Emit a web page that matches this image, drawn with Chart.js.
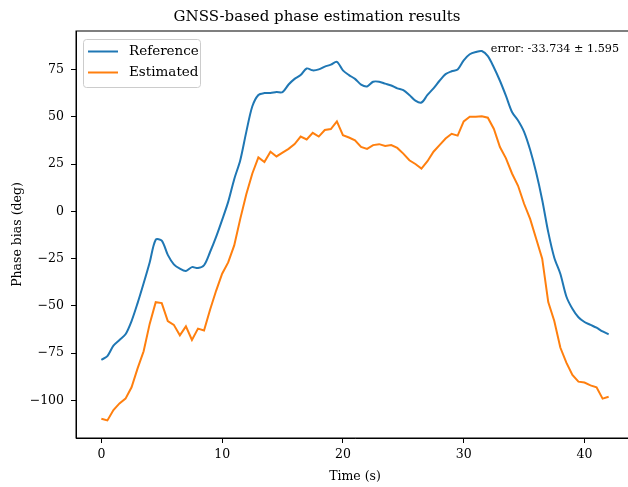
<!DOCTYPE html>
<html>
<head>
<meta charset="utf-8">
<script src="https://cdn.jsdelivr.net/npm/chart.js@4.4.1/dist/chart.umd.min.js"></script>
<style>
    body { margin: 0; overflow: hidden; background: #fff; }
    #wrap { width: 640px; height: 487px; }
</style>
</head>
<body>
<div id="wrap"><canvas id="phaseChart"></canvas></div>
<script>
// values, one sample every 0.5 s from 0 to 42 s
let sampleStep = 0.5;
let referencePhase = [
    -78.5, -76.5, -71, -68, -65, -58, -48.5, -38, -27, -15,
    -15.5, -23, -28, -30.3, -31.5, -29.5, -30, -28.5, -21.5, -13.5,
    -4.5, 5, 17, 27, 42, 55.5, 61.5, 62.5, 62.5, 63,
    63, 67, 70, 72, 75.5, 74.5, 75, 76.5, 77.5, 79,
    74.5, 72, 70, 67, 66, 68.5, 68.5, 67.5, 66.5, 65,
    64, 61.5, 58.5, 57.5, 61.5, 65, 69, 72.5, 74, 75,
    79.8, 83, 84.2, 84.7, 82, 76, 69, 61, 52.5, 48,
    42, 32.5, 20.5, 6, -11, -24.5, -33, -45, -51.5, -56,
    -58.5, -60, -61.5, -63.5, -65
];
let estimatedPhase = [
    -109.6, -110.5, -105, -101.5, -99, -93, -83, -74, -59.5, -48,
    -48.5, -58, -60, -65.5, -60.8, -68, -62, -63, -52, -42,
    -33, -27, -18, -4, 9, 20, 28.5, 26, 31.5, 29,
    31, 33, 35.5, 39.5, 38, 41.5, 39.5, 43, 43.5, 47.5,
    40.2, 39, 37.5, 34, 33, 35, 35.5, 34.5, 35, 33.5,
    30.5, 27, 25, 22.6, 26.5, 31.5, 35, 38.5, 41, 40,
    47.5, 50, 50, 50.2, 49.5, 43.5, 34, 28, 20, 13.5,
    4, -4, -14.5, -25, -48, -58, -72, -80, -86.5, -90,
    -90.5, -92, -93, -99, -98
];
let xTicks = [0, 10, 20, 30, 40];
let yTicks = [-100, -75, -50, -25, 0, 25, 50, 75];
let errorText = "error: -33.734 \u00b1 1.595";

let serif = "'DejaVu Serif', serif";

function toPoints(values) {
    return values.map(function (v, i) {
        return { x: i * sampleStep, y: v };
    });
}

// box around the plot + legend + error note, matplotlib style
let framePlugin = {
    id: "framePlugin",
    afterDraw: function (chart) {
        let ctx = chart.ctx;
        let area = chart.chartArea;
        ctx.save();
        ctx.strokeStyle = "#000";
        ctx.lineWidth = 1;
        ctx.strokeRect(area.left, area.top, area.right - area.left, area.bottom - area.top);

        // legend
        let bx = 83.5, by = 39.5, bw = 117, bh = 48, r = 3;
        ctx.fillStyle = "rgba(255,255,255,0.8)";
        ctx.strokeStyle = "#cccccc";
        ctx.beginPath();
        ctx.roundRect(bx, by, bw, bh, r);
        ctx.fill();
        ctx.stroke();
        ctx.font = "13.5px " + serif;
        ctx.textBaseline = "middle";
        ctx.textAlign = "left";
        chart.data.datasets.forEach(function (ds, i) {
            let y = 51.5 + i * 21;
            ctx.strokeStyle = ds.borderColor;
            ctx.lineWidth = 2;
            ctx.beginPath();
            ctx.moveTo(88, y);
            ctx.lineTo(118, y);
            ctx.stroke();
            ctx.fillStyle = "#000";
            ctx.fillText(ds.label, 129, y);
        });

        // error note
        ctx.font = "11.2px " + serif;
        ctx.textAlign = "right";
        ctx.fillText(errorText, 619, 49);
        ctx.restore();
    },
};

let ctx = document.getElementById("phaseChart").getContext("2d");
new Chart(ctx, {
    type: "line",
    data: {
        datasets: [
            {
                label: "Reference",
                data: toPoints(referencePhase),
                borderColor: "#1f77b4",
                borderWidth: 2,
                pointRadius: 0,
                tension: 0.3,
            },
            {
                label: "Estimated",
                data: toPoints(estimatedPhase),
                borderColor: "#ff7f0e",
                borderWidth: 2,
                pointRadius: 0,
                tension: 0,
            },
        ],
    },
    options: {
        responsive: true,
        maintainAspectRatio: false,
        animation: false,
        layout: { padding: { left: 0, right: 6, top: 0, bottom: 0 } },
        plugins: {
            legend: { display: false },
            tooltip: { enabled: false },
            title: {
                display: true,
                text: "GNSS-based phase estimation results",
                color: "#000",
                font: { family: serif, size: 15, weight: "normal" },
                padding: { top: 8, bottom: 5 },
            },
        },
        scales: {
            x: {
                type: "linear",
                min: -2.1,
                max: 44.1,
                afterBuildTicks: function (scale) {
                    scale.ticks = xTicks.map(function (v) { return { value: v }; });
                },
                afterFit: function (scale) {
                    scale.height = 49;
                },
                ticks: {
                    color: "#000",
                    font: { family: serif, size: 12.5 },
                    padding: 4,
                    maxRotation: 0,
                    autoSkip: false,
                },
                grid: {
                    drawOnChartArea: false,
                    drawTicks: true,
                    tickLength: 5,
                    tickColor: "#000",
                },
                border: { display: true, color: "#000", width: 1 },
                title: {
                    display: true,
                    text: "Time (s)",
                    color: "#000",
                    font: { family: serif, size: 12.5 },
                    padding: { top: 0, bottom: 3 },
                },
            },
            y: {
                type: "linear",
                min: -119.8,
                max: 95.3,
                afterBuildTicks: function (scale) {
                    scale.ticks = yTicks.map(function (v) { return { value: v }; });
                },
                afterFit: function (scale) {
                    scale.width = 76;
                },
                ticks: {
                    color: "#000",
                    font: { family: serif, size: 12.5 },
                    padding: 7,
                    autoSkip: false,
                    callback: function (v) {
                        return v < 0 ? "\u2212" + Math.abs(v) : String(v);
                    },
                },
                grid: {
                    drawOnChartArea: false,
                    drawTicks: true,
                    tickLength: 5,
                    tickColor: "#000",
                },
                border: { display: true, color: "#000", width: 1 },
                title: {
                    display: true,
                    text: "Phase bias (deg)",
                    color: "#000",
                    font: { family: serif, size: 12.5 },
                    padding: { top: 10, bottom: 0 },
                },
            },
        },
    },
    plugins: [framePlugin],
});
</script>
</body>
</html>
◆ ◆ ◆ ◆ ◆
Stated goal
Repeat the lines above exactly, and keep every picture out.

Exercise answer
Emit a web page that matches this image, drawn with Chart.js.
<!DOCTYPE html>
<html>
<head>
<meta charset="utf-8">
<script src="https://cdn.jsdelivr.net/npm/chart.js@4.4.1/dist/chart.umd.min.js"></script>
<style>
    body { margin: 0; overflow: hidden; background: #fff; }
    #wrap { width: 640px; height: 487px; }
</style>
</head>
<body>
<div id="wrap"><canvas id="phaseChart"></canvas></div>
<script>
// values, one sample every 0.5 s from 0 to 42 s
let sampleStep = 0.5;
let referencePhase = [
    -78.5, -76.5, -71, -68, -65, -58, -48.5, -38, -27, -15,
    -15.5, -23, -28, -30.3, -31.5, -29.5, -30, -28.5, -21.5, -13.5,
    -4.5, 5, 17, 27, 42, 55.5, 61.5, 62.5, 62.5, 63,
    63, 67, 70, 72, 75.5, 74.5, 75, 76.5, 77.5, 79,
    74.5, 72, 70, 67, 66, 68.5, 68.5, 67.5, 66.5, 65,
    64, 61.5, 58.5, 57.5, 61.5, 65, 69, 72.5, 74, 75,
    79.8, 83, 84.2, 84.7, 82, 76, 69, 61, 52.5, 48,
    42, 32.5, 20.5, 6, -11, -24.5, -33, -45, -51.5, -56,
    -58.5, -60, -61.5, -63.5, -65
];
let estimatedPhase = [
    -109.6, -110.5, -105, -101.5, -99, -93, -83, -74, -59.5, -48,
    -48.5, -58, -60, -65.5, -60.8, -68, -62, -63, -52, -42,
    -33, -27, -18, -4, 9, 20, 28.5, 26, 31.5, 29,
    31, 33, 35.5, 39.5, 38, 41.5, 39.5, 43, 43.5, 47.5,
    40.2, 39, 37.5, 34, 33, 35, 35.5, 34.5, 35, 33.5,
    30.5, 27, 25, 22.6, 26.5, 31.5, 35, 38.5, 41, 40,
    47.5, 50, 50, 50.2, 49.5, 43.5, 34, 28, 20, 13.5,
    4, -4, -14.5, -25, -48, -58, -72, -80, -86.5, -90,
    -90.5, -92, -93, -99, -98
];
let xTicks = [0, 10, 20, 30, 40];
let yTicks = [-100, -75, -50, -25, 0, 25, 50, 75];
let errorText = "error: -33.734 \u00b1 1.595";

let serif = "'DejaVu Serif', serif";

function toPoints(values) {
    return values.map(function (v, i) {
        return { x: i * sampleStep, y: v };
    });
}

// box around the plot + legend + error note, matplotlib style
let framePlugin = {
    id: "framePlugin",
    afterDraw: function (chart) {
        let ctx = chart.ctx;
        let area = chart.chartArea;
        ctx.save();
        ctx.strokeStyle = "#000";
        ctx.lineWidth = 1;
        ctx.strokeRect(area.left, area.top, area.right - area.left, area.bottom - area.top);

        // legend
        let bx = 83.5, by = 39.5, bw = 117, bh = 48, r = 3;
        ctx.fillStyle = "rgba(255,255,255,0.8)";
        ctx.strokeStyle = "#cccccc";
        ctx.beginPath();
        ctx.roundRect(bx, by, bw, bh, r);
        ctx.fill();
        ctx.stroke();
        ctx.font = "13.5px " + serif;
        ctx.textBaseline = "middle";
        ctx.textAlign = "left";
        chart.data.datasets.forEach(function (ds, i) {
            let y = 51.5 + i * 21;
            ctx.strokeStyle = ds.borderColor;
            ctx.lineWidth = 2;
            ctx.beginPath();
            ctx.moveTo(88, y);
            ctx.lineTo(118, y);
            ctx.stroke();
            ctx.fillStyle = "#000";
            ctx.fillText(ds.label, 129, y);
        });

        // error note
        ctx.font = "11.2px " + serif;
        ctx.textAlign = "right";
        ctx.fillText(errorText, 619, 49);
        ctx.restore();
    },
};

let ctx = document.getElementById("phaseChart").getContext("2d");
new Chart(ctx, {
    type: "line",
    data: {
        datasets: [
            {
                label: "Reference",
                data: toPoints(referencePhase),
                borderColor: "#1f77b4",
                borderWidth: 2,
                pointRadius: 0,
                tension: 0.3,
            },
            {
                label: "Estimated",
                data: toPoints(estimatedPhase),
                borderColor: "#ff7f0e",
                borderWidth: 2,
                pointRadius: 0,
                tension: 0,
            },
        ],
    },
    options: {
        responsive: true,
        maintainAspectRatio: false,
        animation: false,
        layout: { padding: { left: 0, right: 6, top: 0, bottom: 0 } },
        plugins: {
            legend: { display: false },
            tooltip: { enabled: false },
            title: {
                display: true,
                text: "GNSS-based phase estimation results",
                color: "#000",
                font: { family: serif, size: 15, weight: "normal" },
                padding: { top: 8, bottom: 5 },
            },
        },
        scales: {
            x: {
                type: "linear",
                min: -2.1,
                max: 44.1,
                afterBuildTicks: function (scale) {
                    scale.ticks = xTicks.map(function (v) { return { value: v }; });
                },
                afterFit: function (scale) {
                    scale.height = 49;
                },
                ticks: {
                    color: "#000",
                    font: { family: serif, size: 12.5 },
                    padding: 4,
                    maxRotation: 0,
                    autoSkip: false,
                },
                grid: {
                    drawOnChartArea: false,
                    drawTicks: true,
                    tickLength: 5,
                    tickColor: "#000",
                },
                border: { display: true, color: "#000", width: 1 },
                title: {
                    display: true,
                    text: "Time (s)",
                    color: "#000",
                    font: { family: serif, size: 12.5 },
                    padding: { top: 0, bottom: 3 },
                },
            },
            y: {
                type: "linear",
                min: -119.8,
                max: 95.3,
                afterBuildTicks: function (scale) {
                    scale.ticks = yTicks.map(function (v) { return { value: v }; });
                },
                afterFit: function (scale) {
                    scale.width = 76;
                },
                ticks: {
                    color: "#000",
                    font: { family: serif, size: 12.5 },
                    padding: 7,
                    autoSkip: false,
                    callback: function (v) {
                        return v < 0 ? "\u2212" + Math.abs(v) : String(v);
                    },
                },
                grid: {
                    drawOnChartArea: false,
                    drawTicks: true,
                    tickLength: 5,
                    tickColor: "#000",
                },
                border: { display: true, color: "#000", width: 1 },
                title: {
                    display: true,
                    text: "Phase bias (deg)",
                    color: "#000",
                    font: { family: serif, size: 12.5 },
                    padding: { top: 10, bottom: 0 },
                },
            },
        },
    },
    plugins: [framePlugin],
});
</script>
</body>
</html>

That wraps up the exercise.